PDF.co is a powerful PDF processing platform that allows users to extract text, images, and other information from PDFs quickly and easily. The platform supports a wide range of input formats, including scanned PDFs and even images, and can output data in a variety of formats, such as CSV, JSON, and XML.
In this tutorial, we will cover the process of how to extract text, images, and vector line drawings from a PDF document by using the applications PDF.co and Zapier.
We will use a sample PDF document to demonstrate the process of extracting text, images, and vector line drawings in JSON format using PDF.co.
Step 1: Create a Zap
- Start by logging into your Zapier account and clicking on the Create Zap button.
Step 2: Add Google Drive App
- Next, select the Google Drive app and choose the New File in Folder option. This will trigger the process when a new file is added to the specified folder.
Step 3: Connect Google Drive Account
- To proceed, connect your Google Drive account to Zapier and grant access to authorize the connection between the two services.
Step 4: Setup Trigger
Let’s set up the trigger.
- First, select My Google Drive as the drive to use.
- Next, specify the folder name where the source file is located.
Step 5: Test Trigger
- Now, let’s test the trigger to ensure that it was set up correctly.

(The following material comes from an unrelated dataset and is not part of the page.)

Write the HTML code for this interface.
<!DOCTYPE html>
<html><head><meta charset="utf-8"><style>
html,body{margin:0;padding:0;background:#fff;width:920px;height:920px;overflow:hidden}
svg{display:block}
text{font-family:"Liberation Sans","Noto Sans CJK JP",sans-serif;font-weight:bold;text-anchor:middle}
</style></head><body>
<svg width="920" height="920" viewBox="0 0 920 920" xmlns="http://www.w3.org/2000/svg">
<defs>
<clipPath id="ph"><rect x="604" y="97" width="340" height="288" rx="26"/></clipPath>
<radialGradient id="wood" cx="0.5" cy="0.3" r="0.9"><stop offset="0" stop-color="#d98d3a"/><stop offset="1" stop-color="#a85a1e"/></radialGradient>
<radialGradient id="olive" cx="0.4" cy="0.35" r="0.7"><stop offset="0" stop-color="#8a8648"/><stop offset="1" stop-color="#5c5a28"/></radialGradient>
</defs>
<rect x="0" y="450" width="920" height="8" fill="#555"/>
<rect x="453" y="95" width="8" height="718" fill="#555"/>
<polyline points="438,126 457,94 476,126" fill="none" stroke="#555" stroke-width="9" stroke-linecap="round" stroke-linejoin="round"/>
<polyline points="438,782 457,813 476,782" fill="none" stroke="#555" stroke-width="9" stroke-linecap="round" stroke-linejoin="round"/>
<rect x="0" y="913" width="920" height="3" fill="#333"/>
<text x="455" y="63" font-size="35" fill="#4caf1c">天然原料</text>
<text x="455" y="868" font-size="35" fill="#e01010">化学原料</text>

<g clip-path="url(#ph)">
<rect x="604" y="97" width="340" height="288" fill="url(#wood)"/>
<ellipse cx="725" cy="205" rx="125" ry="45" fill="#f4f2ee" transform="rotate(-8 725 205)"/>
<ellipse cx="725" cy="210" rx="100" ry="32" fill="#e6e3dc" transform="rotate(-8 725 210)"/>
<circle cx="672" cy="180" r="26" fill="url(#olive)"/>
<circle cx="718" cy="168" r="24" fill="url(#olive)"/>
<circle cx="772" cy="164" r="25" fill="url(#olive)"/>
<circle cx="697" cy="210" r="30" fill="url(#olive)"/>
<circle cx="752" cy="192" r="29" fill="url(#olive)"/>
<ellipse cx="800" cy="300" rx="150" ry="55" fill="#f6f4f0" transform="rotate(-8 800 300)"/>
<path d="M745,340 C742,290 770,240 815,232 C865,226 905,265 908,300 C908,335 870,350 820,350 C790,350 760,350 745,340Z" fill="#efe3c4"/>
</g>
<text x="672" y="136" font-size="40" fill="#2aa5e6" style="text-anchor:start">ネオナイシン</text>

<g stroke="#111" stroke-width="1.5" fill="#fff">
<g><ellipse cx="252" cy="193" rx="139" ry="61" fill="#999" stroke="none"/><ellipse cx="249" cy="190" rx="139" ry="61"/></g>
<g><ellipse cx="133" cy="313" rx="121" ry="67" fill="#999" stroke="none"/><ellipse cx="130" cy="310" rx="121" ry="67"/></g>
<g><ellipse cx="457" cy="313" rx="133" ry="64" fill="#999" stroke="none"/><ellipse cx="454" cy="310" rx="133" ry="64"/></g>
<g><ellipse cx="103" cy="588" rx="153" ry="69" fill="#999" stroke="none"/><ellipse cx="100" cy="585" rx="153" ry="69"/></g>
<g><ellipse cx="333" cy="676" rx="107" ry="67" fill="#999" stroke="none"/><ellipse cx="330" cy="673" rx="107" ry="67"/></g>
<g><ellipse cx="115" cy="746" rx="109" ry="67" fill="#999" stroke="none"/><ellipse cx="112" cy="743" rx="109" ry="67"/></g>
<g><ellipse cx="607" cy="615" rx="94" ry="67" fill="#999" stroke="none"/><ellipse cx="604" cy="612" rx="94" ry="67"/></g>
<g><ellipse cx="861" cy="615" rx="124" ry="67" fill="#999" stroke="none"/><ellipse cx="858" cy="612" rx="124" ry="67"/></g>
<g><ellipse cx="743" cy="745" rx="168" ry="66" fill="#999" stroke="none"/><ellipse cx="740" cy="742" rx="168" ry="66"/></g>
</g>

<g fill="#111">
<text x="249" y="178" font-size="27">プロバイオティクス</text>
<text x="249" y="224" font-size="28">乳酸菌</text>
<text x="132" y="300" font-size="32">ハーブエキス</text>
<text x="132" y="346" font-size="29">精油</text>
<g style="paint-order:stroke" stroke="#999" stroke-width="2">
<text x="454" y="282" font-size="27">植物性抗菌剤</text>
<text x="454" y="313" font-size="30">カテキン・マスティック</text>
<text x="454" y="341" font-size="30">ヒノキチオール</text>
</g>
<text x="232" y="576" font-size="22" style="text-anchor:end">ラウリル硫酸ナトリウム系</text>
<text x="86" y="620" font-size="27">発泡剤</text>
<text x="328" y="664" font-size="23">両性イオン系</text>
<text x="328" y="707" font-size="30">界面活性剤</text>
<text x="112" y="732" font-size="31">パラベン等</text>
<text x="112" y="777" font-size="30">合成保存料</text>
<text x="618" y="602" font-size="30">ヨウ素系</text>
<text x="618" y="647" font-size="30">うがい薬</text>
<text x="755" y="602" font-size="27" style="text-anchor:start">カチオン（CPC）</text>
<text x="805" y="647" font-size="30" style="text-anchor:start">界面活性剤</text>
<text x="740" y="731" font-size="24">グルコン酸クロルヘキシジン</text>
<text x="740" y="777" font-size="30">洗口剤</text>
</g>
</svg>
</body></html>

Step 6: Test Trigger Result
- Awesome! The test trigger was successful in retrieving the file from Google Drive. Now, let’s proceed by adding another app to extract text, images, and vector line drawings from the PDF document.
Step 7: Add PDF.co App
- In this step, we will add the PDF.co app and choose the Custom API Call option.
Step 8: Connect PDF.co Account
- Now, connect your PDF.co account to Zapier by adding the API Key. You can obtain the API key from your PDF.co dashboard or by signing up.
Step 9: Setup Action
Let’s set up the action.
- First, enter the PDF to JSON2 endpoint to extract text, images, and vector line drawing from a PDF document.

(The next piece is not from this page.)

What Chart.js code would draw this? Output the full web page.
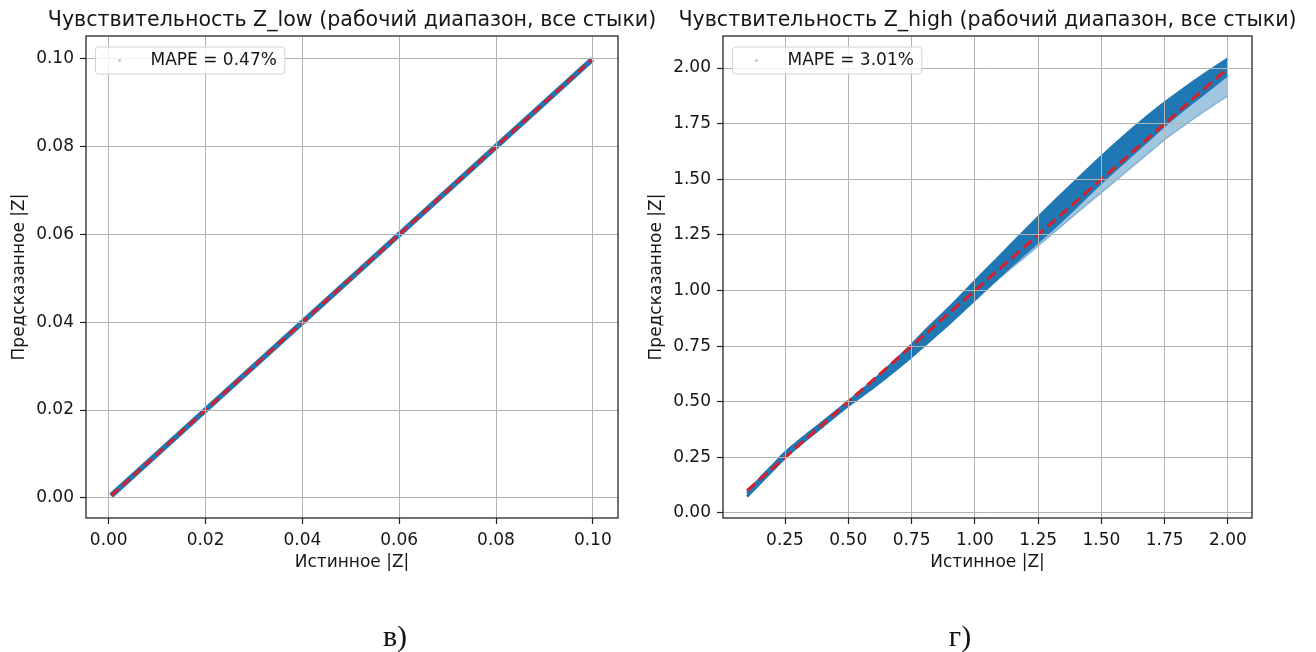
<!DOCTYPE html>
<html>
<head>
<meta charset="utf-8">
<script src="https://cdn.jsdelivr.net/npm/chart.js@4.4.0/dist/chart.umd.min.js"></script>
<style>
  html, body { margin: 0; padding: 0; background: #fff; }
  #wrap { position: relative; width: 1316px; height: 652px; overflow: hidden; background: #fff; }
  #wrap canvas { position: absolute; left: 0; top: 0; }
  .cap {
    position: absolute; transform: translateX(-50%);
    font-family: "Liberation Serif", "DejaVu Serif", serif;
    font-size: 30px; line-height: 30px; color: #111; white-space: nowrap;
  }
</style>
</head>
<body>
<div id="wrap">
  <canvas id="cLow" width="1316" height="652"></canvas>
  <canvas id="cHigh" width="1316" height="652"></canvas>
  <div class="cap" style="left:395px; top:621px;">в)</div>
  <div class="cap" style="left:960px; top:621px;">г)</div>
</div>

<script>
// ---- Z_low panel: true vs predicted |Z| ----
const lowTrue  = [0.0005, 0.0200, 0.0400, 0.0600, 0.0800, 0.0999];
const lowPred  = [0.0005, 0.0200, 0.0400, 0.0600, 0.0800, 0.0999];
const lowIdeal = [0.0005, 0.0999];
const lowTicksX = [0.00, 0.02, 0.04, 0.06, 0.08, 0.10];
const lowTicksY = [0.00, 0.02, 0.04, 0.06, 0.08, 0.10];
const mapeLow = 0.47;

// ---- Z_high panel: predicted |Z| spread for each true |Z| ----
const highTrue       = [0.10, 0.15, 0.20, 0.25, 0.30, 0.40, 0.50, 0.60, 0.70, 0.75, 0.80, 0.90, 1.00,
                        1.10, 1.20, 1.25, 1.30, 1.40, 1.50, 1.60, 1.70, 1.75, 1.80, 1.90, 2.00];
const highPredUpper  = [0.090, 0.155, 0.213, 0.272, 0.320, 0.410, 0.502, 0.597, 0.702, 0.757, 0.815, 0.925, 1.042,
                        1.157, 1.273, 1.330, 1.386, 1.495, 1.603, 1.705, 1.800, 1.845, 1.887, 1.967, 2.043];
const highPredDense  = [0.074, 0.132, 0.190, 0.248, 0.298, 0.390, 0.482, 0.565, 0.655, 0.702, 0.752, 0.852, 0.958,
                        1.065, 1.168, 1.218, 1.268, 1.375, 1.485, 1.588, 1.690, 1.742, 1.790, 1.880, 1.970];
const highPredLower  = [0.074, 0.132, 0.190, 0.248, 0.298, 0.390, 0.482, 0.565, 0.655, 0.702, 0.752, 0.852, 0.958,
                        1.058, 1.152, 1.200, 1.248, 1.345, 1.440, 1.535, 1.630, 1.678, 1.720, 1.800, 1.875];
const highIdeal = [0.10, 2.00];
const highTicksX = [0.25, 0.50, 0.75, 1.00, 1.25, 1.50, 1.75, 2.00];
const highTicksY = [0.00, 0.25, 0.50, 0.75, 1.00, 1.25, 1.50, 1.75, 2.00];
const mapeHigh = 3.01;

const FONT = '"DejaVu Sans", "Liberation Sans", sans-serif';
const INK = '#161616';
const BLUE = '#1f77b4';
const BLUE_LIGHT = 'rgba(31,119,180,0.42)';
const RED = '#d7202b';

const pts = (xs, ys) => xs.map((x, i) => ({ x, y: ys[i] }));

// title, legend box and full axes frame
const panelDecor = {
  id: 'panelDecor',
  afterDraw(chart, args, opts) {
    const { ctx, chartArea: a } = chart;
    ctx.save();
    ctx.strokeStyle = '#262626';
    ctx.lineWidth = 1.3;
    ctx.strokeRect(a.left, a.top, a.right - a.left, a.bottom - a.top);

    ctx.fillStyle = INK;
    ctx.font = `20.6px ${FONT}`;
    ctx.textAlign = 'center';
    ctx.textBaseline = 'alphabetic';
    ctx.fillText(opts.title, (a.left + a.right) / 2, a.top - 10.5);

    const label = chart.data.datasets[opts.legendDataset].label;
    ctx.font = `17px ${FONT}`;
    const tw = ctx.measureText(label).width;
    const bx = a.left + 9.5, by = a.top + 11, bh = 27, bw = 55 + tw + 8;
    ctx.beginPath();
    ctx.roundRect(bx, by, bw, bh, 3);
    ctx.fillStyle = 'rgba(255,255,255,0.8)';
    ctx.fill();
    ctx.strokeStyle = '#d4d4d4';
    ctx.lineWidth = 1;
    ctx.stroke();
    ctx.beginPath();
    ctx.arc(bx + 24, by + bh / 2, 1.6, 0, Math.PI * 2);
    ctx.fillStyle = 'rgba(31,119,180,0.35)';
    ctx.fill();
    ctx.fillStyle = INK;
    ctx.textAlign = 'left';
    ctx.textBaseline = 'middle';
    ctx.fillText(label, bx + 55, by + bh / 2 + 0.5);
    ctx.restore();
  }
};

function axis(min, max, tickValues, titleText, isY, width) {
  return {
    type: 'linear',
    min, max,
    afterBuildTicks: (s) => { s.ticks = tickValues.map(v => ({ value: v })); },
    afterFit: (s) => { if (isY) s.width = width; else s.height = 60; },
    ticks: {
      font: { family: FONT, size: 17 },
      color: INK,
      padding: 6,
      callback: (v) => Number(v).toFixed(2),
      maxRotation: 0,
      autoSkip: false
    },
    grid: {
      color: '#b3b3b3',
      lineWidth: 1,
      tickColor: '#262626',
      tickLength: 6,
      tickWidth: 1.2,
      z: 1
    },
    border: { display: false },
    title: {
      display: true,
      text: titleText,
      color: INK,
      font: { family: FONT, size: 17 },
      padding: isY ? { top: 9.8, bottom: 0 } : { top: 0, bottom: 4.8 }
    }
  };
}

function baseOptions(padLeft, padRight, xs, ys, title) {
  return {
    responsive: false,
    animation: false,
    events: [],
    layout: { autoPadding: false, padding: { left: padLeft, right: padRight, top: 36, bottom: 74 } },
    plugins: {
      legend: { display: false },
      tooltip: { enabled: false },
      title: { display: false },
      panelDecor: { title, legendDataset: 1 }
    },
    scales: { x: xs, y: ys },
    elements: { point: { radius: 0 } }
  };
}

// left panel: Z_low
new Chart(document.getElementById('cLow'), {
  type: 'line',
  data: {
    datasets: [
      {
        label: 'ideal',
        data: pts(lowIdeal, lowIdeal),
        borderColor: RED, borderWidth: 3, borderDash: [10, 5],
        fill: false, pointRadius: 0
      },
      {
        label: `MAPE = ${mapeLow.toFixed(2)}%`,
        data: pts(lowTrue, lowPred),
        borderColor: BLUE, borderWidth: 5.5,
        fill: false, pointRadius: 0
      }
    ]
  },
  options: baseOptions(0, 1316 - 618,
    axis(-0.0047, 0.1052, lowTicksX, 'Истинное |Z|', false),
    axis(-0.0046, 0.1052, lowTicksY, 'Предсказанное |Z|', true, 86),
    'Чувствительность Z_low (рабочий диапазон, все стыки)'),
  plugins: [panelDecor]
});

// right panel: Z_high
const band = { pointRadius: 0, cubicInterpolationMode: 'monotone' };
new Chart(document.getElementById('cHigh'), {
  type: 'line',
  data: {
    datasets: [
      {
        label: 'ideal',
        data: pts(highIdeal, highIdeal),
        borderColor: RED, borderWidth: 3, borderDash: [11, 5],
        fill: false, pointRadius: 0
      },
      {
        label: `MAPE = ${mapeHigh.toFixed(2)}%`,
        data: pts(highTrue, highPredUpper),
        borderColor: BLUE, borderWidth: 2.5, backgroundColor: BLUE,
        fill: '+1', ...band
      },
      {
        label: 'dense',
        data: pts(highTrue, highPredDense),
        borderColor: BLUE, borderWidth: 2.5,
        fill: false, ...band
      },
      {
        label: 'spread',
        data: pts(highTrue, highPredUpper),
        borderColor: 'rgba(0,0,0,0)', borderWidth: 0, backgroundColor: BLUE_LIGHT,
        fill: '+1', ...band
      },
      {
        label: 'lower',
        data: pts(highTrue, highPredLower),
        borderColor: BLUE_LIGHT, borderWidth: 1.5,
        fill: false, ...band
      }
    ]
  },
  options: baseOptions(723 - 86, 1316 - 1252,
    axis(0.005, 2.095, highTicksX, 'Истинное |Z|', false),
    axis(-0.0225, 2.144, highTicksY, 'Предсказанное |Z|', true, 86),
    'Чувствительность Z_high (рабочий диапазон, все стыки)'),
  plugins: [panelDecor]
});
</script>
</body>
</html>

- Next, select the Web Content Link from Google Drive as the input file.
- After that, input the JSON code containing the profiles with the save embed image option for image extraction.
{
"profiles": "{ 'SaveImages': 'Embed' }"
}
Step 10: Test Action
- Now, let’s test the action to ensure that we have set up the PDF.co Custom API Call correctly. This will send a request to PDF.co to extract text, images, and vector line drawing from the PDF document.
Step 11: Test Result
- Congratulations! The test was successful and PDF.co returned a temporary URL with the extracted text, images, and vector line drawing from the PDF document. To view the output, simply copy the URL and paste it into your browser.
Step 12: Extracted JSON Output
- Below is the JSON output containing the extracted text, images, and vector line drawing from the PDF document.
In this tutorial, you learned how to extract text, images, and vector line drawings in a PDF document using PDF.co and Zapier. You also learned how to use the PDF.co PDF to JSON2 endpoint to extract text and images from the PDF document.